-- Your objective --
Could the lines from the start of the data through the line with "x2=alt.value(978), y=alt.value(202), y2=alt.value(492))" be set down exactly, with no pictures among them?
** START Available data **
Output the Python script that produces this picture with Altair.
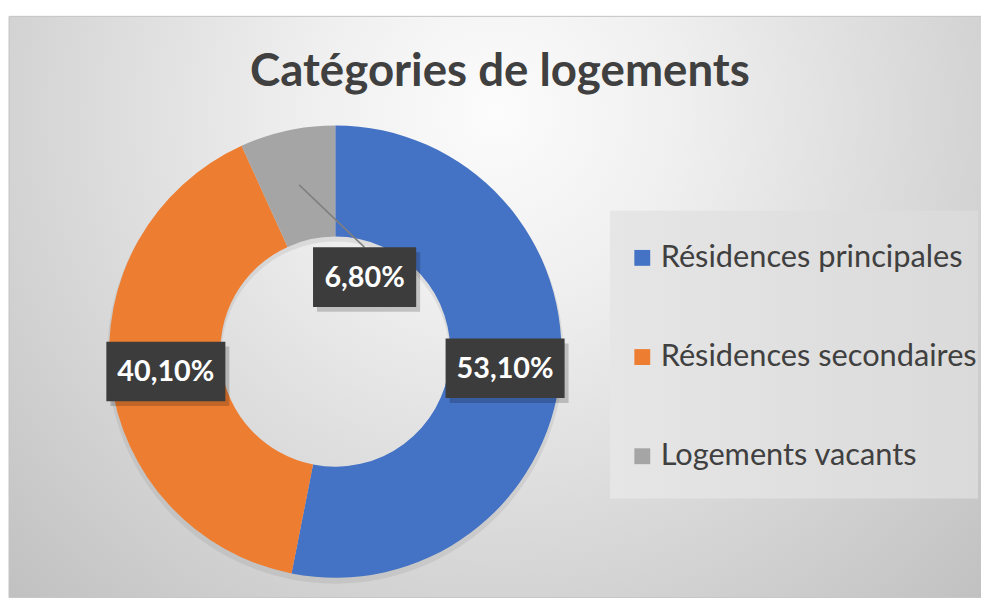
import altair as alt
import pandas as pd

# ---- data ----
categories = ["Résidences principales", "Résidences secondaires", "Logements vacants"]
values = [53.1, 40.1, 6.8]
colors = ["#4472C4", "#ED7D31", "#A5A5A5"]
title_text = "Catégories de logements"

df = pd.DataFrame({"category": categories, "value": values, "idx": list(range(len(categories)))})

# ---- layout constants (chart pixel coords; page = chart + 8) ----
W, H = 981, 590
CX, CY = 330, 344
R_OUT, R_IN = 228, 116
R_MID = (R_OUT + R_IN) / 2
MOVE_DX, MOVE_DY = 66, 93
BOX_H = 60
FONT = "Lato"

one = alt.Data(values=[{}])

background = alt.Chart(one).mark_rect(
    color=alt.RadialGradient(
        gradient="radial",
        x1=0.5, y1=0.3, x2=0.5, y2=0.3, r1=0, r2=0.78,
        stops=[alt.GradientStop(offset=0, color="#fcfcfc"),
               alt.GradientStop(offset=0.25, color="#efefef"),
               alt.GradientStop(offset=1, color="#bababa")],
    ),
    stroke="#c4c4c4", strokeWidth=1,
).encode(x=alt.value(1), x2=alt.value(W + 2), y=alt.value(6), y2=alt.value(H + 2))

legend_box = alt.Chart(one).mark_rect(
    color=alt.LinearGradient(
        gradient="linear", x1=0, y1=0, x2=1, y2=0,
        stops=[alt.GradientStop(offset=0, color="#e6e6e6"),
               alt.GradientStop(offset=1, color="#dadada")],
    )
).encode(x=alt.value(607), x2=alt.value(978), y=alt.value(202), y2=alt.value(492))

donut_shadow = alt.Chart(one).mark_arc(
    theta=0, theta2=6.2832, radius=R_OUT + 2, innerRadius=R_IN - 1,
    color="#7a7a7a", opacity=0.15,
).encode(x=alt.value(CX), y=alt.value(CY + 4))

base = alt.Chart(df)

donut = base.mark_arc(radius=R_OUT, innerRadius=R_IN).encode(
    theta=alt.Theta("value:Q", stack=True),
    order=alt.Order("idx:Q"),
    color=alt.Color(
        "category:N",
        scale=alt.Scale(domain=categories, range=colors),
        sort=categories,
        legend=alt.Legend(
            title=None, orient="none", legendX=624, legendY=234,
            symbolType="square", symbolSize=256, symbolStrokeWidth=0,
            labelFontSize=31, labelFont=FONT, labelColor="#404040",
            rowPadding=68, labelOffset=3, padding=0, labelLimit=500,
        ),
    ),
    x=alt.value(CX), y=alt.value(CY),
)

lab = base.transform_window(
    cum="sum(value)", sort=[alt.SortField("idx")], frame=[None, 0]
).transform_joinaggregate(total="sum(value)").transform_calculate(
    mid="(datum.cum - datum.value/2) / datum.total * 2 * PI",
    ax=f"{CX} + {R_MID} * sin(datum.mid)",
    ay=f"{CY} - {R_MID} * cos(datum.mid)",
    moved="datum.category == 'Logements vacants' ? 1 : 0",
    label="replace(format(datum.value / 100, '.2%'), '.', ',')",
).transform_calculate(
    lx=f"datum.ax + datum.moved * {MOVE_DX}",
    ly=f"datum.ay + datum.moved * {MOVE_DY}",
    w="length(datum.label) * 16 + 24",
).transform_calculate(
    bx0="datum.lx - datum.w / 2", bx1="datum.lx + datum.w / 2",
    by0=f"datum.ly - {BOX_H / 2}", by1=f"datum.ly + {BOX_H / 2}",
    sx0="datum.lx - datum.w / 2 + 4", sx1="datum.lx + datum.w / 2 + 4",
    sy0=f"datum.ly - {BOX_H / 2} + 5", sy1=f"datum.ly + {BOX_H / 2} + 5",
    ly2=f"datum.ly - {BOX_H / 2}",
)

leader = lab.transform_filter("datum.moved == 1").mark_rule(color="#7f7f7f", strokeWidth=1.5).encode(
    x=alt.X("ax:Q", scale=None), y=alt.Y("ay:Q", scale=None),
    x2="lx:Q", y2="ly2:Q",
)

box_shadow = lab.mark_rect(color="#000000", opacity=0.18).encode(
    x=alt.X("sx0:Q", scale=None), x2="sx1:Q",
    y=alt.Y("sy0:Q", scale=None), y2="sy1:Q",
)

boxes = lab.mark_rect(color="#3c3c3c").encode(
    x=alt.X("bx0:Q", scale=None), x2="bx1:Q",
    y=alt.Y("by0:Q", scale=None), y2="by1:Q",
)

texts = lab.mark_text(
    font=FONT, fontSize=29, fontWeight="bold", color="#ffffff",
    align="center", baseline="middle", dy=1,
).encode(
    x=alt.X("lx:Q", scale=None), y=alt.Y("ly:Q", scale=None), text="label:N",
)

title = alt.Chart(one).mark_text(
    text=title_text, font=FONT, fontSize=46, fontWeight="bold", color="#404040",
    align="center", baseline="alphabetic",
).encode(x=alt.value(496), y=alt.value(76))

chart = alt.layer(
    background, legend_box, donut_shadow, donut, leader, box_shadow, boxes, texts, title
).properties(
    width=W, height=H, autosize=alt.AutoSizeParams(type="none"), padding=0,
).configure_view(stroke=None)

chart.save("out.html", embed_options={"renderer": "svg", "actions": False})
** END Available data **
-- Right answer --
Output the Python script that produces this picture with Altair.
import altair as alt
import pandas as pd

# ---- data ----
categories = ["Résidences principales", "Résidences secondaires", "Logements vacants"]
values = [53.1, 40.1, 6.8]
colors = ["#4472C4", "#ED7D31", "#A5A5A5"]
title_text = "Catégories de logements"

df = pd.DataFrame({"category": categories, "value": values, "idx": list(range(len(categories)))})

# ---- layout constants (chart pixel coords; page = chart + 8) ----
W, H = 981, 590
CX, CY = 330, 344
R_OUT, R_IN = 228, 116
R_MID = (R_OUT + R_IN) / 2
MOVE_DX, MOVE_DY = 66, 93
BOX_H = 60
FONT = "Lato"

one = alt.Data(values=[{}])

background = alt.Chart(one).mark_rect(
    color=alt.RadialGradient(
        gradient="radial",
        x1=0.5, y1=0.3, x2=0.5, y2=0.3, r1=0, r2=0.78,
        stops=[alt.GradientStop(offset=0, color="#fcfcfc"),
               alt.GradientStop(offset=0.25, color="#efefef"),
               alt.GradientStop(offset=1, color="#bababa")],
    ),
    stroke="#c4c4c4", strokeWidth=1,
).encode(x=alt.value(1), x2=alt.value(W + 2), y=alt.value(6), y2=alt.value(H + 2))

legend_box = alt.Chart(one).mark_rect(
    color=alt.LinearGradient(
        gradient="linear", x1=0, y1=0, x2=1, y2=0,
        stops=[alt.GradientStop(offset=0, color="#e6e6e6"),
               alt.GradientStop(offset=1, color="#dadada")],
    )
).encode(x=alt.value(607), x2=alt.value(978), y=alt.value(202), y2=alt.value(492))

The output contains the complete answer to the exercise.